Using the material below, print the line that contains "Write the Chart.js code for this chart.", the line that contains "const points = seconds.map((s, i)", and every line in between, exactly and nothing else.

[Records with drawing code]
..........
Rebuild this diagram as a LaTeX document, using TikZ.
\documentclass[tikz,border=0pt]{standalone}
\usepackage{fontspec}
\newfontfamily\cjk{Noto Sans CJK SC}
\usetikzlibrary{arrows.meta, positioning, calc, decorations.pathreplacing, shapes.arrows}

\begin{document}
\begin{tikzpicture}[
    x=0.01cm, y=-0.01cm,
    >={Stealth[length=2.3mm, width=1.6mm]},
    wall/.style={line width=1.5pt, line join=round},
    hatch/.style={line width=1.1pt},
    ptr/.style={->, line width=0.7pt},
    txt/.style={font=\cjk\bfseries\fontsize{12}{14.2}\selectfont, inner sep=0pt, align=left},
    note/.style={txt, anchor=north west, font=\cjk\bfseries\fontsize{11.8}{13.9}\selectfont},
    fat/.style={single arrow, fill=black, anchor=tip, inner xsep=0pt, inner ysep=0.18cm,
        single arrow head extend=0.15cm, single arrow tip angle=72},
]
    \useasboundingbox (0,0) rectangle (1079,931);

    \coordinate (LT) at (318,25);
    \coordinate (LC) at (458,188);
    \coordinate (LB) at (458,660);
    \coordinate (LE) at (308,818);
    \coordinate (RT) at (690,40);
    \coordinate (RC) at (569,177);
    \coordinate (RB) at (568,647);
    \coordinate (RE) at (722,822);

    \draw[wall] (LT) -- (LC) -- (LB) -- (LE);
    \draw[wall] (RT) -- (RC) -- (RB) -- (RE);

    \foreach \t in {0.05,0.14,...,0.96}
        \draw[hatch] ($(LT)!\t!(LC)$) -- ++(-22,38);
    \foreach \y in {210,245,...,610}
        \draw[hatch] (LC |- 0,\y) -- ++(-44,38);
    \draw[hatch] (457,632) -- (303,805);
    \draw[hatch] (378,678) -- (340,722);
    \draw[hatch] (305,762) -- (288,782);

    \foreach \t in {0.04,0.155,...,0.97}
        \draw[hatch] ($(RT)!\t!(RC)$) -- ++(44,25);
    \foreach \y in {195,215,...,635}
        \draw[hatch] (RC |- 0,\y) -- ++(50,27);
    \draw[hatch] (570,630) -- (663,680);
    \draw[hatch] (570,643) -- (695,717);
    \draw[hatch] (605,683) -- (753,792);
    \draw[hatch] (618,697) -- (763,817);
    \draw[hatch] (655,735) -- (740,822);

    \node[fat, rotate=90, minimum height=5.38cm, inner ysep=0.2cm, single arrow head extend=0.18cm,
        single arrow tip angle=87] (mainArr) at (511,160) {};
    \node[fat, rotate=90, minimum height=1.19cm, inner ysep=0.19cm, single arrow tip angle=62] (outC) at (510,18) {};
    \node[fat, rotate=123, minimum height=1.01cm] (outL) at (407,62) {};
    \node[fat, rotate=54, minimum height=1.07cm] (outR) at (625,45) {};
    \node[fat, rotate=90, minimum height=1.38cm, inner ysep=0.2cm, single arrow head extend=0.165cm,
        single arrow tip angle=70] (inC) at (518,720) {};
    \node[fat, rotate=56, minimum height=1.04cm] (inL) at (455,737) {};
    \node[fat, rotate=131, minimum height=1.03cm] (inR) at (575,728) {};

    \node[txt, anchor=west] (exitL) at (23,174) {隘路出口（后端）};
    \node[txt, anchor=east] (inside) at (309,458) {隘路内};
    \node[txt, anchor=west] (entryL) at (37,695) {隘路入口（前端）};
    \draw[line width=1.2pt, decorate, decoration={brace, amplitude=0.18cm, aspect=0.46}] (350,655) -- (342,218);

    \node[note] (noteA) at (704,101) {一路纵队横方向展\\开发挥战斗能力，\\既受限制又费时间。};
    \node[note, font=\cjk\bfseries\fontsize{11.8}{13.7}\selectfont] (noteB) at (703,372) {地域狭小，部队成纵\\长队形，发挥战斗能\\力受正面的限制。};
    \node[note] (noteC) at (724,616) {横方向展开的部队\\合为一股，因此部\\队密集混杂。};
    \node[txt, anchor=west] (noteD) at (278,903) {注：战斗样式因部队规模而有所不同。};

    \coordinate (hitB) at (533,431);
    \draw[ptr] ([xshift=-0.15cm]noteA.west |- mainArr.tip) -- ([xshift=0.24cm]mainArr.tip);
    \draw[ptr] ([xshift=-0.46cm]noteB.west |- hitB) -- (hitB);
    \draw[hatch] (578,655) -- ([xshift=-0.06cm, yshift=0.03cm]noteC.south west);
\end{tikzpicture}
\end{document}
..........
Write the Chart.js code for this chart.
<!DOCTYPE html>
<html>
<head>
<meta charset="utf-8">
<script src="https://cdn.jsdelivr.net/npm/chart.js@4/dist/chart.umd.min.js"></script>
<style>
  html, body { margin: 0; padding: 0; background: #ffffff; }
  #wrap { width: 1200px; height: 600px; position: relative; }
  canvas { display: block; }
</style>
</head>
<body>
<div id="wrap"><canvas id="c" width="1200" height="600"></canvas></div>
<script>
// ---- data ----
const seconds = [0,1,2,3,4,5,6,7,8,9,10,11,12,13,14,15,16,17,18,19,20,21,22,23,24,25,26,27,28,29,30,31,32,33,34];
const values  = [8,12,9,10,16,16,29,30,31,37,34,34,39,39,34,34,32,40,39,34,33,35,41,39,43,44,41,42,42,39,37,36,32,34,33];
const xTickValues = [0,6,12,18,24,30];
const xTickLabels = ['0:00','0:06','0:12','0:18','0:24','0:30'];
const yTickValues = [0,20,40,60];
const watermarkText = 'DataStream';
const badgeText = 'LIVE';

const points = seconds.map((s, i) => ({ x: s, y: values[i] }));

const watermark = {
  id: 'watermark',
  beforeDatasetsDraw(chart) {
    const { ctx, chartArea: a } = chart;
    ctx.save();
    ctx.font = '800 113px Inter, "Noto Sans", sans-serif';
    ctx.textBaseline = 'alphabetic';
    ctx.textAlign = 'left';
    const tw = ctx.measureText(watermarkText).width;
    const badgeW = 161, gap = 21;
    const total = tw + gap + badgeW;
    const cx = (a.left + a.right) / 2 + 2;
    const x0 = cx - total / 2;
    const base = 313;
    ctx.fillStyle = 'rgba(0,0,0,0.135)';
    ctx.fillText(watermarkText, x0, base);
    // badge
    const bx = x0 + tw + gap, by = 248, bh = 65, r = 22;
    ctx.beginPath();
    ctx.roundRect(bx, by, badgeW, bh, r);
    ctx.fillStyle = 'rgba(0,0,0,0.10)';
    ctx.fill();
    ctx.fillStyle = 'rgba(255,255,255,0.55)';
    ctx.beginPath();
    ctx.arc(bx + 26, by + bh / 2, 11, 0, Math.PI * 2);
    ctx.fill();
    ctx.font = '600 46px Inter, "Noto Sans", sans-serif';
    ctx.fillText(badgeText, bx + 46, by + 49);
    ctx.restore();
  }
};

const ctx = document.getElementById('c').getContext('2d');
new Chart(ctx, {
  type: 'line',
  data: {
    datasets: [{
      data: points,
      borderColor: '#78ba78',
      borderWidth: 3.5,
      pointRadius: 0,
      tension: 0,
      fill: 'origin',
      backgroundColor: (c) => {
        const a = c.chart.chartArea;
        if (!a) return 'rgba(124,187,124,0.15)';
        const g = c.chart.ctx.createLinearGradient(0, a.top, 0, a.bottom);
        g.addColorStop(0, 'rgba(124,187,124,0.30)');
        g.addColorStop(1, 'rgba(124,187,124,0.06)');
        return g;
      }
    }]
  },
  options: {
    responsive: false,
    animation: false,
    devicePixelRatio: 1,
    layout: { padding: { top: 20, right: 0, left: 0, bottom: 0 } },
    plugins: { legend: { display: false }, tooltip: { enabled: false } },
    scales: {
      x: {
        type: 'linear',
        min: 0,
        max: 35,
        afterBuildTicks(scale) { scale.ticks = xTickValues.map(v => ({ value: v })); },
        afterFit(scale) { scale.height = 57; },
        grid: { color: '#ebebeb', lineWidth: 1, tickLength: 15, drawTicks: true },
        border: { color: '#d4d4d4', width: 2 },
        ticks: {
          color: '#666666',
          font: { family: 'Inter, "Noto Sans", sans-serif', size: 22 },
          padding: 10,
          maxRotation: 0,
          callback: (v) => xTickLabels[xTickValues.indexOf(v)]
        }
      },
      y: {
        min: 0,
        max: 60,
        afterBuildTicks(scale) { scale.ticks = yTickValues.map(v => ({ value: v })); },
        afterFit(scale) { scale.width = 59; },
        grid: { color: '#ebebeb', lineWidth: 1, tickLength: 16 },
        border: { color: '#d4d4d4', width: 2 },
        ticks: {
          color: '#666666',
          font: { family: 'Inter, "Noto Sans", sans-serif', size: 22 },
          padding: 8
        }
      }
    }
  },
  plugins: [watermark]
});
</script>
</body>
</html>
..........
*REPLY TO THE TASK*.
Write the Chart.js code for this chart.
<!DOCTYPE html>
<html>
<head>
<meta charset="utf-8">
<script src="https://cdn.jsdelivr.net/npm/chart.js@4/dist/chart.umd.min.js"></script>
<style>
  html, body { margin: 0; padding: 0; background: #ffffff; }
  #wrap { width: 1200px; height: 600px; position: relative; }
  canvas { display: block; }
</style>
</head>
<body>
<div id="wrap"><canvas id="c" width="1200" height="600"></canvas></div>
<script>
// ---- data ----
const seconds = [0,1,2,3,4,5,6,7,8,9,10,11,12,13,14,15,16,17,18,19,20,21,22,23,24,25,26,27,28,29,30,31,32,33,34];
const values  = [8,12,9,10,16,16,29,30,31,37,34,34,39,39,34,34,32,40,39,34,33,35,41,39,43,44,41,42,42,39,37,36,32,34,33];
const xTickValues = [0,6,12,18,24,30];
const xTickLabels = ['0:00','0:06','0:12','0:18','0:24','0:30'];
const yTickValues = [0,20,40,60];
const watermarkText = 'DataStream';
const badgeText = 'LIVE';

const points = seconds.map((s, i) => ({ x: s, y: values[i] }));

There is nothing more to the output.